This Article is From Jun 21, 2017

Punjab Budget Exposes Fine Print Of Ambitious Farm Loan Waiver

Punjab Finance Minister Manpreet Badal also vowed to push farmers in India's food bowl towards cash crops rather than cereals and announced setting up a horticulture university to drive this diversification.

The Punjab Budget has aside just 1,500 crores for farm waiver meant to benefit 10 lakh marginal farmers.

Chandigarh: After Uttar Pradesh and Maharashtra, the Amarinder Singh-led Punjab government too has announced a loan waiver for its farmers. Announced just a night before the Budget was tabled, Chief Minister Amarinder Singh's loan waiver package was meant to be the most generous waiver announced so far. But the Congress government's maiden budget hasn't kept pace with the Chief Minister's announcements.

In the state's budget tabled in the state assembly on Tuesday, however, Punjab Finance Minister Manpreet Badal set aside just 1,500 crores for the big waiver meant to benefit 10 lakh marginal farmers; an average of 15,000 for each farmer.
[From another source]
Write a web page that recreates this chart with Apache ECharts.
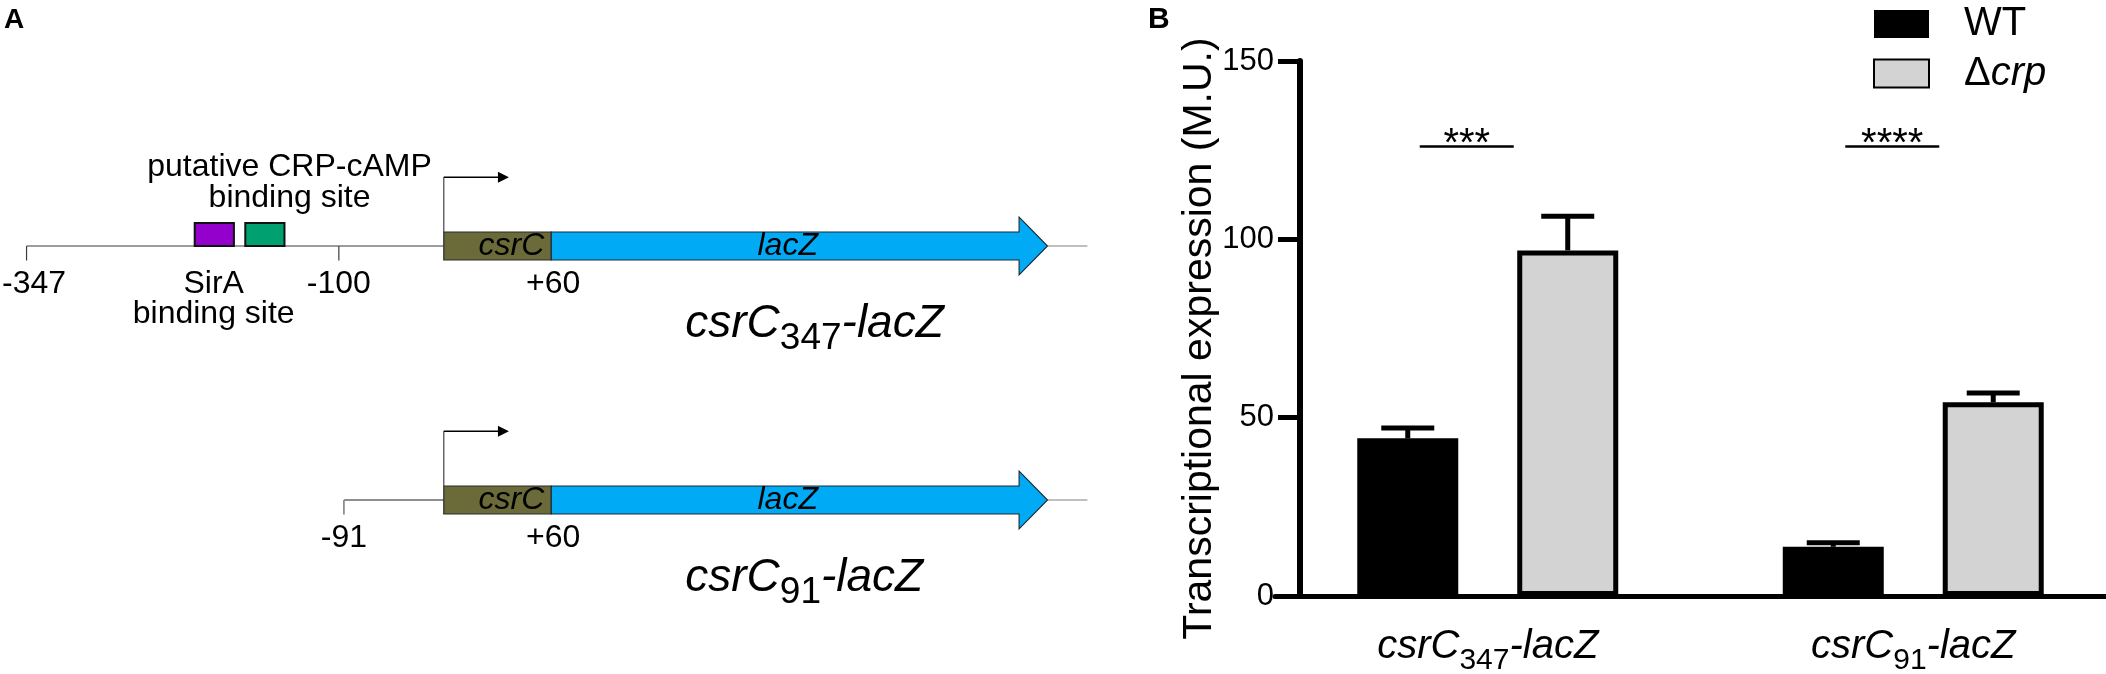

Mr Badal also vowed to push farmers in India's food bowl towards cash crops rather than cereals and announced setting up a horticulture university to drive this diversification.
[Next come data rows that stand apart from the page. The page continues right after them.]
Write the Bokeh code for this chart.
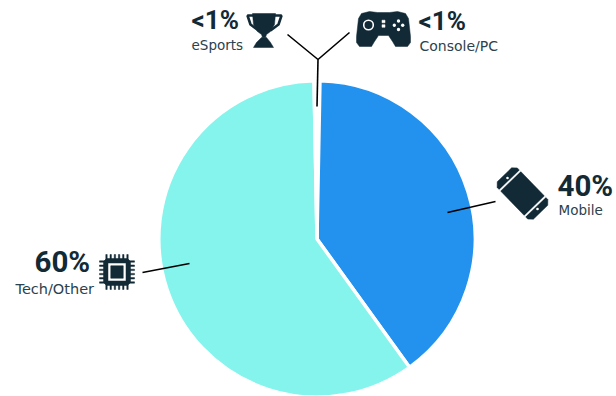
import numpy as np
from bokeh.core.properties import value
from bokeh.embed import file_html
from bokeh.models import Range1d
from bokeh.plotting import figure
from bokeh.resources import INLINE

# Revenue share by segment, clockwise from twelve o'clock
segments = ["eSports", "Mobile", "Tech/Other", "Console/PC"]
shares = [0.3, 40, 60, 0.3]
share_labels = ["<1%", "40%", "60%", "<1%"]
slice_colors = ["#ffffff", "#2392ef", "#84f4ec", "#ffffff"]

W, H = 616, 396
INK = "#122a36"
SUB = "#2b424e"
CX, CY, R = 316.5, 238.5, 158.2


def Y(py):
    return H - np.asarray(py, dtype=float)


p = figure(width=W, height=H, output_backend="svg", toolbar_location=None,
           x_range=Range1d(0, W), y_range=Range1d(0, H), min_border=0)
p.axis.visible = False
p.grid.visible = False
p.outline_line_color = None

# Pie slices, turned so the two small slices straddle twelve o'clock
frac = np.array(shares, dtype=float) / sum(shares)
ends = np.cumsum(frac) * 2 * np.pi
starts = ends - frac * 2 * np.pi
p.wedge(x=CX, y=Y(CY), radius=R,
        start_angle=np.pi / 2 - starts, end_angle=np.pi / 2 - ends,
        direction="clock", fill_color=slice_colors,
        line_color="#ffffff", line_width=3.5)

# Leader lines
for xs, ys in [([447, 495], [212, 201]), ([142, 189], [272, 263]),
               ([316.5, 317.5], [106, 59]), ([287, 317.5, 349], [34, 59, 32])]:
    p.line(xs, Y(ys), line_color="#000000", line_width=1.6)


def label(x, y, text, size, bold=False, color=INK, font="Roboto"):
    p.text([x], [Y(y)], text=[text], text_font=value(font),
           text_font_size=f"{size}px", text_font_style="bold" if bold else "normal",
           text_color=color, text_baseline="middle", text_align="left")


# Value and segment captions
label(557, 185, share_labels[1], 29.5, True)
label(558, 209, segments[1], 13.5, False, SUB, "DejaVu Sans")
label(34, 261, share_labels[2], 29.5, True)
label(15, 288, segments[2], 14.5, False, SUB, "DejaVu Sans")
label(191, 19, share_labels[0], 26, True)
label(191, 44, segments[0], 13.5, False, SUB, "DejaVu Sans")
label(418, 20, share_labels[3], 26, True)
label(419, 45, segments[3], 14, False, SUB, "DejaVu Sans")


def poly(pts, color=INK):
    xs, ys = zip(*pts)
    p.patch(list(xs), Y(ys), fill_color=color, line_color=color, line_width=0.5)


def rot_rect(cx, cy, w, h, deg, color=INK, corner=0):
    # Rectangle turned about its centre, with chamfered corners when asked for
    a = np.radians(deg)
    c = corner
    local = [(-w/2 + c, -h/2), (w/2 - c, -h/2), (w/2, -h/2 + c), (w/2, h/2 - c),
             (w/2 - c, h/2), (-w/2 + c, h/2), (-w/2, h/2 - c), (-w/2, -h/2 + c)]
    poly([(cx + u*np.cos(a) - v*np.sin(a), cy + u*np.sin(a) + v*np.cos(a)) for u, v in local], color)


def dot(x, y, r, color="#ffffff", line=None, width=0):
    p.circle([x], [Y(y)], radius=r, fill_color=color, line_color=line, line_width=width)


# Phone icon
PCX, PCY, PA = 522, 193, -44
rot_rect(PCX, PCY, 28, 52, PA, INK, 4)
a = np.radians(PA)
for off in (-18, 18):
    rot_rect(PCX - off*np.sin(a), PCY + off*np.cos(a), 29, 1.4, PA, "#ffffff")
    dot(PCX - (off*1.2)*np.sin(a), PCY + (off*1.2)*np.cos(a), 1.3)

# Chip icon
CHX, CHY = 116.5, 271.5
for i in np.linspace(-10.5, 10.5, 6):
    rot_rect(CHX + i, CHY, 1.4, 35, 0)
    rot_rect(CHX, CHY + i, 35, 1.4, 0)
rot_rect(CHX, CHY, 27, 27, 0, INK, 3)
rot_rect(CHX, CHY, 17, 17, 0, "#ffffff")
rot_rect(CHX, CHY, 12.5, 12.5, 0)

# Game controller icon
poly([(361, 13), (369, 11), (377, 12), (389, 12), (397, 11), (405, 13), (408, 18),
      (410, 36), (410, 42), (407, 46), (395, 46), (392, 41), (388, 35), (378, 35),
      (374, 41), (371, 46), (359, 46), (356, 42), (356, 36), (358, 18)])
dot(368, 24.5, 4.8, INK, "#ffffff", 1.6)
for dx, dy in [(398, 20.5), (398, 29), (393.8, 24.7), (402.2, 24.7)]:
    dot(dx, dy, 1.7)
for dy in (21, 25.5):
    rot_rect(383, dy, 3, 2.6, 0, "#ffffff")

# Trophy icon
poly([(252, 13), (275, 13), (274, 24), (270, 31), (266, 34), (265, 37), (262, 37),
      (261, 34), (257, 31), (253, 24)])
poly([(261, 37), (266, 37), (270, 42), (273, 47), (253, 47), (256, 42)])
p.line([254, 247, 250, 258], Y([15, 15, 24, 30]), line_color=INK, line_width=2.6)
p.line([274, 281, 278, 270], Y([15, 15, 24, 30]), line_color=INK, line_width=2.6)

open("out.html", "w").write(file_html(p, INLINE))
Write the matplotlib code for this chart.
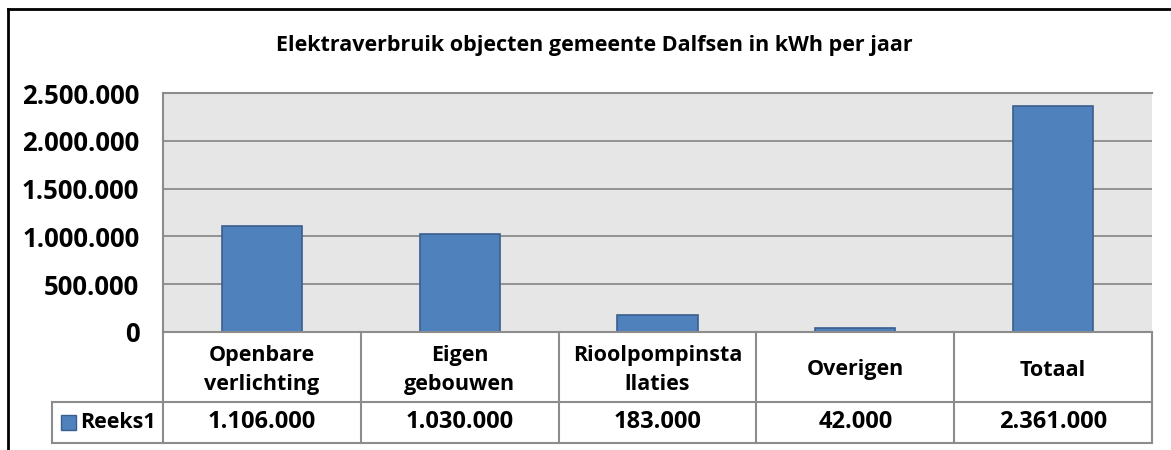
import matplotlib
matplotlib.use('agg')
import matplotlib.pyplot as plt
from matplotlib.patches import Rectangle
from matplotlib.lines import Line2D
import numpy as np

categories = ['Openbare\nverlichting', 'Eigen\ngebouwen', 'Rioolpompinsta\nllaties', 'Overigen', 'Totaal']
values = [1106000, 1030000, 183000, 42000, 2361000]
series_name = 'Reeks1'
title = 'Elektraverbruik objecten gemeente Dalfsen in kWh per jaar'
yticks = [0, 500000, 1000000, 1500000, 2000000, 2500000]

plt.rcParams['font.family'] = ['Open Sans', 'DejaVu Sans']
plt.rcParams['font.weight'] = 'bold'


def nl_fmt(v):
    return '{:,}'.format(int(v)).replace(',', '.')


W, H = 1171, 450
fig = plt.figure(figsize=(W / 100, H / 100), dpi=100)
fig.patch.set_facecolor('white')

grid_col = '#8c8c8c'
bar_col = '#4f81bd'
edge_col = '#3a5f8e'

# outer chart border (only left and top visible in crop)
fig.add_artist(Line2D([8 / W, 8 / W], [0, 1 - 9 / H], color='black', lw=2))
fig.add_artist(Line2D([8 / W, 1], [1 - 9 / H, 1 - 9 / H], color='black', lw=2))

x0, x1 = 163, 1152
ytop, ybot = 93, 332
ax = fig.add_axes([x0 / W, 1 - ybot / H, (x1 - x0) / W, (ybot - ytop) / H])
ax.set_facecolor('#e6e6e6')
pos = np.arange(len(values))
ax.bar(pos, values, width=0.405, color=bar_col, edgecolor=edge_col, lw=1.2, zorder=3)
ax.set_xlim(-0.5, len(values) - 0.5)
ax.set_ylim(0, 2500000)
ax.set_yticks(yticks)
ax.set_yticklabels([nl_fmt(t) for t in yticks], fontsize=18.5, fontweight='bold')
ax.tick_params(axis='y', length=0, pad=17)
ax.set_xticks([])
ax.grid(axis='y', color=grid_col, lw=1.3, zorder=1)
for s in ['right', 'bottom']:
    ax.spines[s].set_visible(False)
for s in ['left', 'top']:
    ax.spines[s].set_color(grid_col)
    ax.spines[s].set_linewidth(1.5)

fig.text(594 / W, 1 - 45 / H, title, ha='center', va='center', fontsize=15.5, fontweight='bold')

# data table below the plot
r1, r2 = 332, 443
tab = fig.add_axes([x0 / W, 1 - r2 / H, (x1 - x0) / W, (r2 - r1) / H])
tab.set_xlim(-0.5, len(values) - 0.5)
tab.set_ylim(0, r2 - r1)
tab.axis('off')
mid = r2 - 402  # height of value row
col_w = (x1 - x0) / len(values)
left_leg = -0.5 - (x0 - 52) / col_w
lk = dict(color=grid_col, lw=1.5, clip_on=False)
tab.plot([-0.5, len(values) - 0.5], [r2 - r1, r2 - r1], **lk)
tab.plot([left_leg, len(values) - 0.5], [mid, mid], **lk)
tab.plot([left_leg, len(values) - 0.5], [0, 0], **lk)
tab.plot([left_leg, left_leg], [0, mid], **lk)
for i in range(len(values) + 1):
    tab.plot([i - 0.5, i - 0.5], [0, r2 - r1], **lk)
for i, (c, v) in enumerate(zip(categories, values)):
    tab.text(i, mid + (r2 - r1 - mid) / 2 - 3, c, ha='center', va='center',
             fontsize=15.5, fontweight='bold', linespacing=1.5)
    tab.text(i, mid / 2, nl_fmt(v), ha='center', va='center', fontsize=17, fontweight='bold')
tab.add_patch(Rectangle((left_leg + 9 / col_w, mid / 2 - 7.5), 15 / col_w, 15, facecolor=bar_col,
                        edgecolor=edge_col, lw=1, clip_on=False))
tab.text(-0.5 - 7 / col_w, mid / 2, series_name, ha='right', va='center', fontsize=15.5,
         fontweight='bold')

plt.savefig('out.png', dpi=100)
A furious opposition took the government to task. Former Deputy Chief Minister Sukhbir Singh Badal called the finance minister names for misleading people.

Aam Aadmi Party's HS Phoolka, called the budget "a big joke", complaining that it did not reflect the announcement made by the Chief Minister and earmarked a measly 1500 crores for the waiver. "This is absolutely shocking and so unfortunate", the leader of the opposition in the assembly said.

The allocation has the Finance Minister Manpreet Badal on a defensive. Mr Badal told NDTV that this was a token allocation and more money would be made available once the details of the loan waiver were worked out. Chief Minister Amarinder Singh had estimated the loan waiver package would cost 25,000 crores.

It won't be easy. The Congress government has blamed the previous Akali Dal-led alliance of bleeding the coffers dry. By March this year, the state's consolidated debt touched 1.82 lakh crore. Mr Badal's budget will push it further to 1.95 lakh crore without accounting for the promised mega loan waiver.
A white paper on the government's financial health has already predicted that the "state finances are in a free fall".

In a state where recent studies suggest every third farmer was below the poverty line, Finance Minister Badal said the government had to try to "pull farmers out of debt". But this is only a short-term measure.

But for the long term, Mr Badal, who announced a 66 per cent spike in allocation for the farm sector, also had a message for the rest of the country.

He said Punjab shouldn't be expected to be grow grains for the rest of the country. In the last 60 years, the minister said Punjab had modelled its economy into growing cereal crops. "Punjab has to be relieved of its duty of growing cereal crops and the green resolution must move eastwards," the minister said, pledging to push diversification of its farm sector from cereal crops to horticulture, fruits and livestock farming.